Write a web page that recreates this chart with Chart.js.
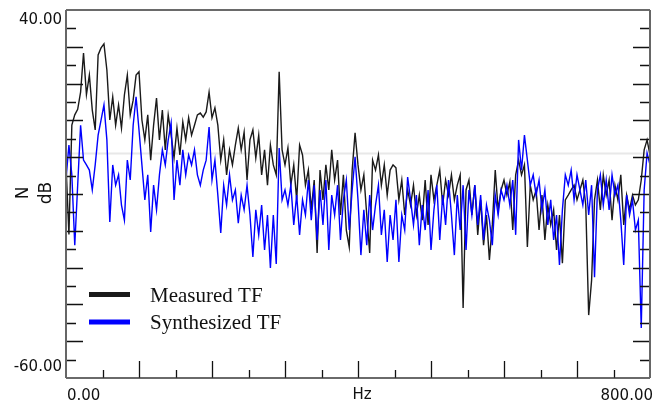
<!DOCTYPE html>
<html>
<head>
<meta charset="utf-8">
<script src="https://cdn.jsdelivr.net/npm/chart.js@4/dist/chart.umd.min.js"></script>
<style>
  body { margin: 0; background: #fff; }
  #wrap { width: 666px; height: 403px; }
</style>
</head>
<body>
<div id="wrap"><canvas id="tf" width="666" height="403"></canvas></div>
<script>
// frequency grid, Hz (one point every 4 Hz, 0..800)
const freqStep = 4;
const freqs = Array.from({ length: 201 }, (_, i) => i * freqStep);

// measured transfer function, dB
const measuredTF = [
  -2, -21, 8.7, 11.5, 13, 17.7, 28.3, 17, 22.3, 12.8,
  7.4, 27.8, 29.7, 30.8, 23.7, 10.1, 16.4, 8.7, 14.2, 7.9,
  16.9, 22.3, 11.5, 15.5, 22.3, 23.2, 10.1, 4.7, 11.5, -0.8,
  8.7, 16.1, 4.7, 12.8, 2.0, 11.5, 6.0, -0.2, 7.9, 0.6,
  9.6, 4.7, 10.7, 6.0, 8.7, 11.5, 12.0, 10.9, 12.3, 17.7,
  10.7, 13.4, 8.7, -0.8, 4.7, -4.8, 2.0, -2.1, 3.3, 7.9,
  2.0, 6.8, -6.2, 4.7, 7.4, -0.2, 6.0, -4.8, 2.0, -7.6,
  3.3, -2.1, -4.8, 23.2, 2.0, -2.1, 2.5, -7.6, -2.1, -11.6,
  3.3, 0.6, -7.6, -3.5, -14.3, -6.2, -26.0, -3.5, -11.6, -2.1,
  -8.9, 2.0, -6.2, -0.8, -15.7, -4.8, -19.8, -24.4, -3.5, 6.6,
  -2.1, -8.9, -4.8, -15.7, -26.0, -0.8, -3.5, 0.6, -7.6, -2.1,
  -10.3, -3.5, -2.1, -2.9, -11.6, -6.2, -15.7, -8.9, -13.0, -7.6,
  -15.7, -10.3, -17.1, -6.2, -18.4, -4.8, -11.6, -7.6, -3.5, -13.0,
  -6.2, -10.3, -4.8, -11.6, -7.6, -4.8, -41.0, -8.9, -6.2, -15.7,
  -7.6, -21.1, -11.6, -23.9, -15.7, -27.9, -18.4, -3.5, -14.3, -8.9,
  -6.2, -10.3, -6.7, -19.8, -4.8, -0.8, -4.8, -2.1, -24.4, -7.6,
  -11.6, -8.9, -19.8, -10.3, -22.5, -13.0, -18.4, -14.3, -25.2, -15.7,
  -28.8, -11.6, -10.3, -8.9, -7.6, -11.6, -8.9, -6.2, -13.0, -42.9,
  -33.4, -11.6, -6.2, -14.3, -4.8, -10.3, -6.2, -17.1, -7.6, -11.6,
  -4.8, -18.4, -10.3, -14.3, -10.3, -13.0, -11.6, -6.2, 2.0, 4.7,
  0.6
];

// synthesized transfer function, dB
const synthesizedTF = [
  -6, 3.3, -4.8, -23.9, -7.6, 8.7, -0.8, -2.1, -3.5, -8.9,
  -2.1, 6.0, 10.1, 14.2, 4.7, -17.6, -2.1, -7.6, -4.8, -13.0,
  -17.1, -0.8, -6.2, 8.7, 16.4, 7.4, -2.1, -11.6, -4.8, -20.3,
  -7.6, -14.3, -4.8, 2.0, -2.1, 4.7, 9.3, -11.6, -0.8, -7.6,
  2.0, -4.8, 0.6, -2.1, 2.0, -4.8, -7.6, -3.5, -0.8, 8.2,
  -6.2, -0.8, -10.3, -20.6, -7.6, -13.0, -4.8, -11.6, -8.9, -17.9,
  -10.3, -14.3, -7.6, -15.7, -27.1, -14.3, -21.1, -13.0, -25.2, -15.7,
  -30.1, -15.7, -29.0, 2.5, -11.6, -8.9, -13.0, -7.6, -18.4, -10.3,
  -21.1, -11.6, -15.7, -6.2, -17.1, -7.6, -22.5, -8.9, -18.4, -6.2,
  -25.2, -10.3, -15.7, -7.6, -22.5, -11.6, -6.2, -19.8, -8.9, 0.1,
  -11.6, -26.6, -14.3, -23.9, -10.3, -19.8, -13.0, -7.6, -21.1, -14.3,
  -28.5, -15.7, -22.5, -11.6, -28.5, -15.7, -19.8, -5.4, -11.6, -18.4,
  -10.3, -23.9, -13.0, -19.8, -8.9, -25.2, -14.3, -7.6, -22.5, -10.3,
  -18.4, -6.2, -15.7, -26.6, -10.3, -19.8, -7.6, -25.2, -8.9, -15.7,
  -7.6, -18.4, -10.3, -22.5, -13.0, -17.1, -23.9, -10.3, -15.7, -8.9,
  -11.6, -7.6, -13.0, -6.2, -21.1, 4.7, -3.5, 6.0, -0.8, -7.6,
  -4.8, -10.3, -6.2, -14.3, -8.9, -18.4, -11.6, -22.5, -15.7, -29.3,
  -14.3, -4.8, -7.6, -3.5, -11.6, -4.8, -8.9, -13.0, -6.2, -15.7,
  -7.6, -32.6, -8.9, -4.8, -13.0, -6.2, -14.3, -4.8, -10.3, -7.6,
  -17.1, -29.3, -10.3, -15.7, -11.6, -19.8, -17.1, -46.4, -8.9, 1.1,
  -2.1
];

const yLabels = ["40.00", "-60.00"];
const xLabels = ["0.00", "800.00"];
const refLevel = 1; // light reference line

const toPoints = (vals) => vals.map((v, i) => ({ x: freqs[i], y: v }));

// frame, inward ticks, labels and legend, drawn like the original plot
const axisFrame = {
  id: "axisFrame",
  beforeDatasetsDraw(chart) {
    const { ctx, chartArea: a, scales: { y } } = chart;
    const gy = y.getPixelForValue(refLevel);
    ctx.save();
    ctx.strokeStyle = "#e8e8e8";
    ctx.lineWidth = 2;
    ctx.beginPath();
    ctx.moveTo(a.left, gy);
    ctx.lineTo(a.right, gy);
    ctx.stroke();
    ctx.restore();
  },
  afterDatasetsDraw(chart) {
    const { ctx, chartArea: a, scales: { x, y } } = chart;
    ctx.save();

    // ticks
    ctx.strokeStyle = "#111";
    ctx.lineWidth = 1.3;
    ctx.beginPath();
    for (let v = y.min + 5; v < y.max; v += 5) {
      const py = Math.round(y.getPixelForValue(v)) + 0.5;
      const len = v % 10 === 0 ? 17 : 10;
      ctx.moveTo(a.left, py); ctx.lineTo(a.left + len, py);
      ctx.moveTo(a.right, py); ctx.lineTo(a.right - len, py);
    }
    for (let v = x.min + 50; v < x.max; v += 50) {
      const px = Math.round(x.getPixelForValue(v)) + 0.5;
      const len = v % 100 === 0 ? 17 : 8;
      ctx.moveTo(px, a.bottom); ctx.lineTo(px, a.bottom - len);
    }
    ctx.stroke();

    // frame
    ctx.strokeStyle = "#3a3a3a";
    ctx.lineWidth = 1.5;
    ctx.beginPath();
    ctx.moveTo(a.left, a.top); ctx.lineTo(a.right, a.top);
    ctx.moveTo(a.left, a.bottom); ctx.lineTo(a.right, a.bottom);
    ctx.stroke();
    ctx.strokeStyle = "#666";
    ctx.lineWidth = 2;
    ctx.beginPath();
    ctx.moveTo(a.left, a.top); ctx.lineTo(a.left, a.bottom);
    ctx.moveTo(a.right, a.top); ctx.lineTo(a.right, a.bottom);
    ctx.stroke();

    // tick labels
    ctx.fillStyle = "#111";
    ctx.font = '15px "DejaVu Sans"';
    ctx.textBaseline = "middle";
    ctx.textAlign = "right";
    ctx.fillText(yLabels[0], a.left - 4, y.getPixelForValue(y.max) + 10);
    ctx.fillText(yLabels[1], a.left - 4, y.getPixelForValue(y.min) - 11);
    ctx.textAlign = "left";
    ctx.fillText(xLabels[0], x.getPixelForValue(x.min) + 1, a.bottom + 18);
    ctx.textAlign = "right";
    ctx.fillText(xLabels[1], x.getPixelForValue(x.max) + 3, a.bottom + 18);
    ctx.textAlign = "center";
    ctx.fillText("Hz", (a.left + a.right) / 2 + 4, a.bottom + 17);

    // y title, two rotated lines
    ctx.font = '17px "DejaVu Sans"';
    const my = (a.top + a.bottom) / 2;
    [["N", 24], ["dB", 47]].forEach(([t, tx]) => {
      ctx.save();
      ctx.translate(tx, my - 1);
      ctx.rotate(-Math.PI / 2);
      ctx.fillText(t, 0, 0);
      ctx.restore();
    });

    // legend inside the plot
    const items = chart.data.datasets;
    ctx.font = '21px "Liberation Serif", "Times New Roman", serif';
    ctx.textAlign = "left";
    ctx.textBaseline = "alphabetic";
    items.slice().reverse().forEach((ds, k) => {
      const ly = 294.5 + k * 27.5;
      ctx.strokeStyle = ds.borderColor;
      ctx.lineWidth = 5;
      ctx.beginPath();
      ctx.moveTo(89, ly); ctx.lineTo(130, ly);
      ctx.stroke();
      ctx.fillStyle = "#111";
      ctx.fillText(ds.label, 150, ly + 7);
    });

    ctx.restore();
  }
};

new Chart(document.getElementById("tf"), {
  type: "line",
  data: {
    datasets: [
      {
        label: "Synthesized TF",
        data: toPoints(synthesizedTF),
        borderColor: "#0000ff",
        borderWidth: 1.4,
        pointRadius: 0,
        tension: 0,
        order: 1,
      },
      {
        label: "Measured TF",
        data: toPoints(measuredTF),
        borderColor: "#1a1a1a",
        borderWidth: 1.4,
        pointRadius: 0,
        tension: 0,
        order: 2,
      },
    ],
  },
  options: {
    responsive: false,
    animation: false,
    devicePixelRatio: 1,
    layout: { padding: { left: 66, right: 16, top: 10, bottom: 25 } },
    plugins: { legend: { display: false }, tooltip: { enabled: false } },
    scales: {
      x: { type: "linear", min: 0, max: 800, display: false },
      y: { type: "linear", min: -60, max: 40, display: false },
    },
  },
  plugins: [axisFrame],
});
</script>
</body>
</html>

--------------------------------

## Problem
Starting at the top of the listing above, reproduce each line up to and including the one with "i * freqStep);"; omit the pictures.

## Complete answer
Write a web page that recreates this chart with Chart.js.
<!DOCTYPE html>
<html>
<head>
<meta charset="utf-8">
<script src="https://cdn.jsdelivr.net/npm/chart.js@4/dist/chart.umd.min.js"></script>
<style>
  body { margin: 0; background: #fff; }
  #wrap { width: 666px; height: 403px; }
</style>
</head>
<body>
<div id="wrap"><canvas id="tf" width="666" height="403"></canvas></div>
<script>
// frequency grid, Hz (one point every 4 Hz, 0..800)
const freqStep = 4;
const freqs = Array.from({ length: 201 }, (_, i) => i * freqStep);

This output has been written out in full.